Usually not. We're platform-agnostic — we work with what you have (Salesforce, Airtable, Survey123, Fulcrum, GIS tools, spreadsheets, any combination). Our job is to connect and unify what's already in place, not to force a migration.

Can a smaller organization actually afford this?

Our Foundational tier starts at $15,000, which is a real commitment for organizations under $1M in operating budget. Many smaller clients fund this through capacity-building grants from foundations like NFWF, Doris Duke, or state-level conservation programs. On the first call, we'll talk through whether this is the right moment for your organization, or whether a smaller scope makes more sense.

What happens after the project ends?

Everything is yours — the code, the documentation, and full access to the cloud environment we set up. Most systems need some ongoing maintenance as data sources change and programs grow. You can work with us through a monthly retainer starting at $750, bring in someone else, or handle it with your own staff if you have the capacity. Retainers are never bundled into the project fee.

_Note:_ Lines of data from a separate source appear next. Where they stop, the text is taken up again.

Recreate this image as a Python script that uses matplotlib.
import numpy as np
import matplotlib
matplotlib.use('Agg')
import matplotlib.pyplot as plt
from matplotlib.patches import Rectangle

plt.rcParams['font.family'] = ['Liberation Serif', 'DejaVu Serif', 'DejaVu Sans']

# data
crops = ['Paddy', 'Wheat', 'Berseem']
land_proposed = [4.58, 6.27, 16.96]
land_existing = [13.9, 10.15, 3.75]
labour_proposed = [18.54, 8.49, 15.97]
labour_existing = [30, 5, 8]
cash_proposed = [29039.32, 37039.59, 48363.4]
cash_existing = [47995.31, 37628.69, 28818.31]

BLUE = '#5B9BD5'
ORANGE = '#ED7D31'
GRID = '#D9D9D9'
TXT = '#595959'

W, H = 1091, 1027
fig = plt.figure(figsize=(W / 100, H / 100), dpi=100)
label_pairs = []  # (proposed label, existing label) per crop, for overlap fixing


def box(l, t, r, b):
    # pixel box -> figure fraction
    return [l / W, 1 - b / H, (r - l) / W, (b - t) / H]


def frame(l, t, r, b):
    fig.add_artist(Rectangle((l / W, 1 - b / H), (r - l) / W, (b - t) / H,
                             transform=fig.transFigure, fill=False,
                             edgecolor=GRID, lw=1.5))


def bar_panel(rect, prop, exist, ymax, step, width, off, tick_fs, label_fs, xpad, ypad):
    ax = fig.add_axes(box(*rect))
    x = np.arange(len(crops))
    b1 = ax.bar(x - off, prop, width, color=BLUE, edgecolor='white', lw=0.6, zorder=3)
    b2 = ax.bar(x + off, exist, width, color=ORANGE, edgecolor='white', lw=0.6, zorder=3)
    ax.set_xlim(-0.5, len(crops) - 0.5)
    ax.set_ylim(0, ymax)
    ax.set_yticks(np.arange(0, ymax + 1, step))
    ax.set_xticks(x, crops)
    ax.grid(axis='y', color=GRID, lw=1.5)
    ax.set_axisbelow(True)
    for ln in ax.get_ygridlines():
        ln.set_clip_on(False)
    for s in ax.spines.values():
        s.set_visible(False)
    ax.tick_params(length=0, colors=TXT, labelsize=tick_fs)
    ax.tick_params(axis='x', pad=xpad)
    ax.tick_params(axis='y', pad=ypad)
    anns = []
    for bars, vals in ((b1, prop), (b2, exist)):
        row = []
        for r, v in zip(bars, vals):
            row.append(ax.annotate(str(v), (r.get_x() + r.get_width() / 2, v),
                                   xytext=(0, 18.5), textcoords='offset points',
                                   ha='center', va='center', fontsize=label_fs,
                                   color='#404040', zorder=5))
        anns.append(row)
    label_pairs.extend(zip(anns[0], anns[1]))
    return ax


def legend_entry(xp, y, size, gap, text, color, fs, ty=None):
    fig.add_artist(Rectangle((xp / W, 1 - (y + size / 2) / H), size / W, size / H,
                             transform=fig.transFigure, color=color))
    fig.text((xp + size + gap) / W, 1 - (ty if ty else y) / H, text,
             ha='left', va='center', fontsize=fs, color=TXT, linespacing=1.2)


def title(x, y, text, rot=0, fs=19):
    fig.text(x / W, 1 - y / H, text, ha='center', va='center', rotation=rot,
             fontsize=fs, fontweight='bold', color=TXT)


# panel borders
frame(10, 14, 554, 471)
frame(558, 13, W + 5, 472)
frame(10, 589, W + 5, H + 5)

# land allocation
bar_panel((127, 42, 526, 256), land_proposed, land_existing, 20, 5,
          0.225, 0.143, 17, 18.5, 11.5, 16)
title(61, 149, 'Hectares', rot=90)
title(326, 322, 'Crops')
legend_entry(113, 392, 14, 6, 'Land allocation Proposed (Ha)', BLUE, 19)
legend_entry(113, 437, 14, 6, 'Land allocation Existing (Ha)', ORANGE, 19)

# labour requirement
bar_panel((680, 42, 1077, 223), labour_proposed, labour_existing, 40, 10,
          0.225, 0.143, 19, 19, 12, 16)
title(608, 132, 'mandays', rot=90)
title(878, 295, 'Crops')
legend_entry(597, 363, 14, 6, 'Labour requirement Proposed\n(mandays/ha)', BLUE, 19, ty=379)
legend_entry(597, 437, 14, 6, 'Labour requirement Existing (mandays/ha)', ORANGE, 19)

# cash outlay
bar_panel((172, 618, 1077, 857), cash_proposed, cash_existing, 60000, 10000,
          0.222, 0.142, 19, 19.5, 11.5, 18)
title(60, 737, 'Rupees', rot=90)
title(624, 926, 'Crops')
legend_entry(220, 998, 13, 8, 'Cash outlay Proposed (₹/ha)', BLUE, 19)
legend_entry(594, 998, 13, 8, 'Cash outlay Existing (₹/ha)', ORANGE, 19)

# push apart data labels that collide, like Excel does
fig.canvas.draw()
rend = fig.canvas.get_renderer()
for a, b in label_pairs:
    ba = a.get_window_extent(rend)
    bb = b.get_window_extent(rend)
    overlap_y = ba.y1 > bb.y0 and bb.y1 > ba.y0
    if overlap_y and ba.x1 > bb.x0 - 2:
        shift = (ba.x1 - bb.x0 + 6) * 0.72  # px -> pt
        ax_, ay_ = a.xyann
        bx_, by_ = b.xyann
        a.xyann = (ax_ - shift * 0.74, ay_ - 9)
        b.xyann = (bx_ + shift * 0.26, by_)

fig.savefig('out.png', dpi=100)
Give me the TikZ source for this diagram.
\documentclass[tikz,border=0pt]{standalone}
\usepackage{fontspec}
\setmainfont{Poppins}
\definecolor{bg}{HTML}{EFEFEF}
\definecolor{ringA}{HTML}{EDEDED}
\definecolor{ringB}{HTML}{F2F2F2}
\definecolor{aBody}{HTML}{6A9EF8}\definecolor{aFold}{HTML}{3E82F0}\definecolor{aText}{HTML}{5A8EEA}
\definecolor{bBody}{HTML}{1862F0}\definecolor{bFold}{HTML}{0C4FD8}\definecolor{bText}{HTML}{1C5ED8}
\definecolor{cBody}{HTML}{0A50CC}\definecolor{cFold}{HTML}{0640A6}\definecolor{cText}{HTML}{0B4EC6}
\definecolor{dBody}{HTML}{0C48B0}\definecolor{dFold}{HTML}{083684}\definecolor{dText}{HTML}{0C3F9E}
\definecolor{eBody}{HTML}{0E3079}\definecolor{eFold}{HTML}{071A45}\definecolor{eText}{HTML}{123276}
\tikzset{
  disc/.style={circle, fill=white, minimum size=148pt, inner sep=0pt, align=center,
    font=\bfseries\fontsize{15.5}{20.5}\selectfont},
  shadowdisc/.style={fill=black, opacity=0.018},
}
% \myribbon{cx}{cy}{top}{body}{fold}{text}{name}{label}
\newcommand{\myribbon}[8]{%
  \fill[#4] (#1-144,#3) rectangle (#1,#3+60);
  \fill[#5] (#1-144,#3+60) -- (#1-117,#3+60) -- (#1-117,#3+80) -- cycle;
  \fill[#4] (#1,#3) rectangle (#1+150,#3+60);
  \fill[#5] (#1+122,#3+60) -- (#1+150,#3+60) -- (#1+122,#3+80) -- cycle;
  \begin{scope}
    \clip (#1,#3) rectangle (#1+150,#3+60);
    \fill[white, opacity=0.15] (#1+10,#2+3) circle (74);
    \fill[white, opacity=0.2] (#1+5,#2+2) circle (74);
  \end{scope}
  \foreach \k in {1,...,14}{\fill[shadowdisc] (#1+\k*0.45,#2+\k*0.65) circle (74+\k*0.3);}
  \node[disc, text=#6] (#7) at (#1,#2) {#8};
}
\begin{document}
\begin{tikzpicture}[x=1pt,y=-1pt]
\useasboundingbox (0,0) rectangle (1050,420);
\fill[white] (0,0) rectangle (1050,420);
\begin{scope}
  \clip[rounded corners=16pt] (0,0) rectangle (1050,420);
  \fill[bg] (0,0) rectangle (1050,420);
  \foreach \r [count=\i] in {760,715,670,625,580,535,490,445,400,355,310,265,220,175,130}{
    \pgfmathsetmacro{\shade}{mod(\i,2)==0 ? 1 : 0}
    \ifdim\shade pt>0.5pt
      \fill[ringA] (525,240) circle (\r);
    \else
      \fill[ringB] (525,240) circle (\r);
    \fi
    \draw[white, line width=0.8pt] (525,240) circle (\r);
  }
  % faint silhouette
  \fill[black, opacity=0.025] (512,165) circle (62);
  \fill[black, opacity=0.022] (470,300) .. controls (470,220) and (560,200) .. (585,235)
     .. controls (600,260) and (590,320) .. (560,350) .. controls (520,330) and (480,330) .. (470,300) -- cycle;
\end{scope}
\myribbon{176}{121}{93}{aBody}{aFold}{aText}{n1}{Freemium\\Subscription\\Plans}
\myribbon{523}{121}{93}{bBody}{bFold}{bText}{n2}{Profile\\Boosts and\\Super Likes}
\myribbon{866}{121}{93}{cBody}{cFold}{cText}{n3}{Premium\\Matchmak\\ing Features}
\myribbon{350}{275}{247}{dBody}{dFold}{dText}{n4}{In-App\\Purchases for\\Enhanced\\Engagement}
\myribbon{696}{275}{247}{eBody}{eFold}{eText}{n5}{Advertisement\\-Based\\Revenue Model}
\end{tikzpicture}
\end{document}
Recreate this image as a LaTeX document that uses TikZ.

Who owns the work, and what happens to our data?

You own everything we build — all code, documentation, and infrastructure is transferred to your organization at handoff. Your data stays in your systems, under your control. We don't retain copies, we don't use it to train models, and we don't reference it with other clients.

Do you work with government-funded or government-adjacent organizations?

Yes, with one adjustment. Public universities, state agencies, and federally funded programs need a pre-engagement audit (we call it Phase 0) to confirm procurement rules, data-access policies, and reporting obligations. Phase 0 typically adds 6–12 weeks and a separate contract — but you'll know exactly what's involved before anything else begins.

Why a two-person firm for something this important?

Because at our size, both founders are on every engagement. No account manager, no handoff chain, no junior engineer learning on your project. We take fewer clients at a time, which is why we can deliver what we promise.


"The first rule of intelligent tinkering is to save all the parts."